Every working stiff would like to succeed in business. I think we can take this as a given. Success is impossible without really trying, but trying may not always be enough. For no apparent reason, things can go awry at critical moments. Try as we may, we never quite “get there,” and if we reach our goals, the rewards are somehow less than expected.
It’s all too easy to blame disappointments on other people, external conditions, even goblins and gremlins. But what if the recurring obstacle is actually something that you keep doing at the wrong time? Or something that you continually overlook, can’t see, never take notice of?
That something is your own personal blind spot. Since blind spots are notoriously hard to spot, even harder to penetrate and understand, and virtually impossible to change, perhaps ignoring them is the best option. Every car has a blind spot in the rear view mirror, but we have to keep moving forward. Otherwise, what’s the point of sitting inside a ton and a half of steel and plastic?
So on we go, cruising down the highway. Until we have to change lanes. Then what’s in the blind spot becomes critically important. Ignorance may be bliss, but it can be very counterproductive.
Searching out patterns
Breaking through the barrier of ignorance is difficult. Ignorance, the state, is the result of the act of ignoring something. This act could become a habit so instinctive that we no longer recognize it. To investigate individual blind spots, we have to construct a 30,000-foot overview of our own lives. This is not easy. It takes time and preparation to get up to 30,000 feet. It takes persistence to keep looking without focusing too tightly, so the patterns can emerge. When you begin to see how one unfortunate incident resembles another, you’re getting close. When you can entertain the possibility that your own actions or inactions contributed to those consequences, you’re even closer. Whatever parts other people may have played, the only part that you have any chance of changing in the future is your own. Character and fate are interlinked: change one and you change the other.
But before you can change your character, you have to see it. This is not easy: one blind spot shows up as many different kinds of behavior. What links them is the thing that they allow you to ignore. Shakespearean tragedy provides some clear examples. Othello was rendered vulnerable to manipulation by his jealousy, Macbeth by his ambition. Hamlet retreated from action into analysis and introspection. In classical tragedies, reversal of fortune leads to self-awareness, but understanding dawns too late to escape the blows of fate.
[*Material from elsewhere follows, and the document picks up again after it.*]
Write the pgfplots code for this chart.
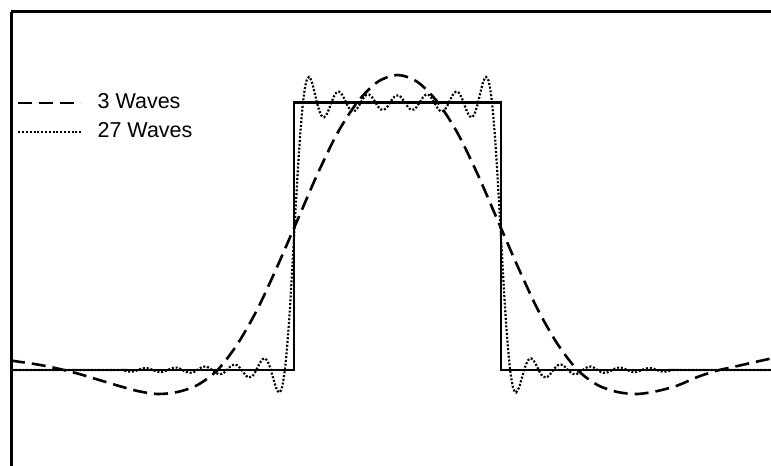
\documentclass[border=0pt]{standalone}
\usepackage{fontspec}
\setmainfont{Liberation Sans}
\usepackage{pgfplots}
\pgfplotsset{compat=1.18}
\begin{document}
\begin{tikzpicture}
\begin{axis}[
  x=0.5bp, y=0.5bp,
  xmin=11, xmax=771, ymin=-96, ymax=358,
  axis x line=top, axis y line=left,
  axis line style={-, line width=1.5bp},
  xtick=\empty, ytick=\empty,
  legend style={draw=none, fill=none, at={(axis cs:17,280)}, anchor=north west,
    inner sep=0pt, outer sep=0pt, font=\fontsize{10.8}{12.8}\selectfont, row sep=1.4bp,
    /tikz/every odd column/.append style={column sep=5.5bp}},
  legend cell align=left,
  legend image code/.code={\draw[#1] (0bp,0bp) -- (31.5bp,0bp);},
]
% square pulse
\addplot[forget plot, black, line width=1.1bp, line join=miter] coordinates {
(11,0) (294,0) (294,267.5) (501,267.5) (501,0) (771,0)};
% 3 waves (dashed)
\addplot[black, line width=1.3bp, dash pattern=on 7bp off 3.5bp, smooth] coordinates {
(11,9.5) (17.5,8.5) (37.5,5.5) (57.5,1.5) (77.5,-3.5) (97.5,-9.5) (117.5,-15.5)
(137.5,-21) (157.5,-24) (177.5,-22) (197.5,-15) (217.5,0) (237.5,26) (257.5,61)
(277.5,104) (297.5,150) (317.5,196) (337.5,237) (357.5,268) (377.5,288) (397.5,295)
(417.5,288) (437.5,268) (457.5,237) (477.5,196) (497.5,150) (517.5,104) (537.5,61)
(557.5,26) (577.5,0) (597.5,-15) (617.5,-22) (637.5,-24) (657.5,-21) (677.5,-15.5)
(697.5,-7) (717.5,-0.5) (737.5,4) (757.5,8.5) (771,11.5)};
\addlegendentry{3 Waves}
% 27 waves (dotted)
\addplot[black, line width=1.1bp, dash pattern=on 1bp off 0.9bp, smooth] coordinates {
(11,0) (120,0)
(123,0.07) (126,-0.92) (129,-1.58) (132,-1.65) (135,-1.06) (138,-0.03) (141,1.07)
(144,1.79) (147,1.83) (150,1.14) (153,-0.03) (156,-1.26) (159,-2.05) (162,-2.06)
(165,-1.23) (168,0.12) (171,1.52) (174,2.38) (177,2.34) (180,1.35) (183,-0.25)
(186,-1.85) (189,-2.82) (192,-2.70) (195,-1.49) (198,0.42) (201,2.31) (204,3.41)
(207,3.20) (210,1.66) (213,-0.69) (216,-2.97) (219,-4.25) (222,-3.90) (225,-1.89)
(228,1.13) (231,4.00) (234,5.46) (237,4.87) (240,2.16) (243,-1.83) (246,-5.61)
(249,-7.55) (252,-6.55) (255,-2.52) (258,3.34) (261,8.87) (264,11.60) (267,9.67)
(270,2.74) (273,-7.54) (276,-17.55) (279,-22.46) (282,-17.39) (285,1.16) (288,34.17)
(291,79.47) (294,132.19) (297,185.52) (300,232.46) (303,267.45) (306,287.54)
(309,293.12) (312,287.47) (315,275.75) (318,263.47) (321,255.03) (324,252.69)
(327,256.28) (330,263.61) (333,271.51) (336,277.01) (339,278.34) (342,275.42)
(345,269.72) (348,263.62) (351,259.44) (354,258.63) (357,261.21) (360,266.15)
(363,271.37) (366,274.86) (369,275.35) (372,272.76) (375,268.22) (378,263.52)
(381,260.48) (384,260.25) (387,262.87) (390,267.27) (393,271.72) (396,274.48)
(399,274.48) (402,271.72) (405,267.27) (408,262.87) (411,260.25) (414,260.48)
(417,263.52) (420,268.22) (423,272.76) (426,275.35) (429,274.86) (432,271.37)
(435,266.15) (438,261.21) (441,258.63) (444,259.44) (447,263.62) (450,269.72)
(453,275.42) (456,278.34) (459,277.01) (462,271.51) (465,263.61) (468,256.28)
(471,252.69) (474,255.03) (477,263.47) (480,275.75) (483,287.47) (486,293.12)
(489,287.54) (492,267.45) (495,232.46) (498,185.52) (501,132.19) (504,79.47)
(507,34.17) (510,1.16) (513,-17.39) (516,-22.46) (519,-17.55) (522,-7.54)
(525,2.74) (528,9.67) (531,11.60) (534,8.87) (537,3.34) (540,-2.52) (543,-6.55)
(546,-7.55) (549,-5.61) (552,-1.83) (555,2.16) (558,4.87) (561,5.46) (564,4.00)
(567,1.13) (570,-1.89) (573,-3.90) (576,-4.25) (579,-2.97) (582,-0.69) (585,1.66)
(588,3.20) (591,3.41) (594,2.31) (597,0.42) (600,-1.49) (603,-2.70) (606,-2.82)
(609,-1.85) (612,-0.25) (615,1.35) (618,2.34) (621,2.38) (624,1.52) (627,0.12)
(630,-1.23) (633,-2.06) (636,-2.05) (639,-1.26) (642,-0.03) (645,1.14) (648,1.83)
(651,1.79) (654,1.07) (657,-0.03) (660,-1.06) (663,-1.65) (666,-1.58) (669,-0.92)
(672,0.07) (675,0) (771,0)};
\addlegendentry{27 Waves}
\coordinate (bbA) at (axis cs:0,-96);
\coordinate (bbB) at (axis cs:771,370);
\end{axis}
\pgfresetboundingbox
\path (bbA) rectangle (bbB);
\end{tikzpicture}
\end{document}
That makes for a neat and tidy, if somewhat depressing third act. Fortunately, real life is messy and disorganized. Chaos creates moments of freedom. But we have to be able to see the light through the cracks in order to slip through them.
Organizations have blind spots too. For example, procedures that worked perfectly well when they were put in place may have become counterproductive. The way things are right now often gets confused with how things were some time ago. Now that we’ve figured out how to win the last war, it’s tempting to fight it over again. Except, the world has moved on.
Complicity vs. Compliance
I’m not advocating improvised anarchy in the workplace. People cannot cooperate without some kind of rules and guidelines, some set of shared assumptions and goals. Over time, many of these rules become implicit, which means they’re strictly obeyed, but never openly discussed. In fact, not talking about implicit rules is almost always one of the prime rules of an organization.
Prohibiting discussion of first principles is a way of ensuring stability. But the world in which our organizations have to operate is not static—it’s constantly changing. If our
assumptions become invalid and no one notices—because no one is allowed to notice—difficulties will arise. Soon, fingers are pointing as people look to assign blame. But picking a scapegoat is only a way to keep everyone’s eyes averted from the blind spot.
Working through organizational blind spots is hard because they are so tightly entwined with in-house politics. Power relationships get confused all too easily with wisdom relationships. The people who can shed some light on an organizational blind spot are almost always those who have a small stake in maintaining the status quo. Those without political authority may have more knowledge and insight into a particular situation than the leaders and managers who are supposed to deal with it—and who probably had a hand in creating it.
The Toyota Way is a famous example of how a very large organization managed to open its eyes. Toyota did not send a squadron of engineers, supervisors and managers onto the factory floor to improve its processes and products. Toyota opened its hierarchy by creating quality circles that encouraged hourly wage factory workers to point out things that were inefficient or ineffective.
When Toyota began to gain market share in America during the 1980s and 1990s, Detroit made some attempts to implement quality circles, lean manufacturing and other buzzy terms that attempted to simplify Sakichi Toyoda’s technique of the “five whys.” When these failed, management put the blame on the workers, rather than looking at their own personal blind spots. The results are there for all to see: American auto manufacturers almost went out of business, and only a combination of government bailouts and massive rethinking of assumptions by owners, managers and workers has allowed these companies to continue in operation.
Things don’t always get this drastic, but every organization needs to reinvent itself periodically, or fail. This is how, and where, individual blind spots become organizational blind spots. The more power you have in a situation, the greater your responsibility to exercise it wisely.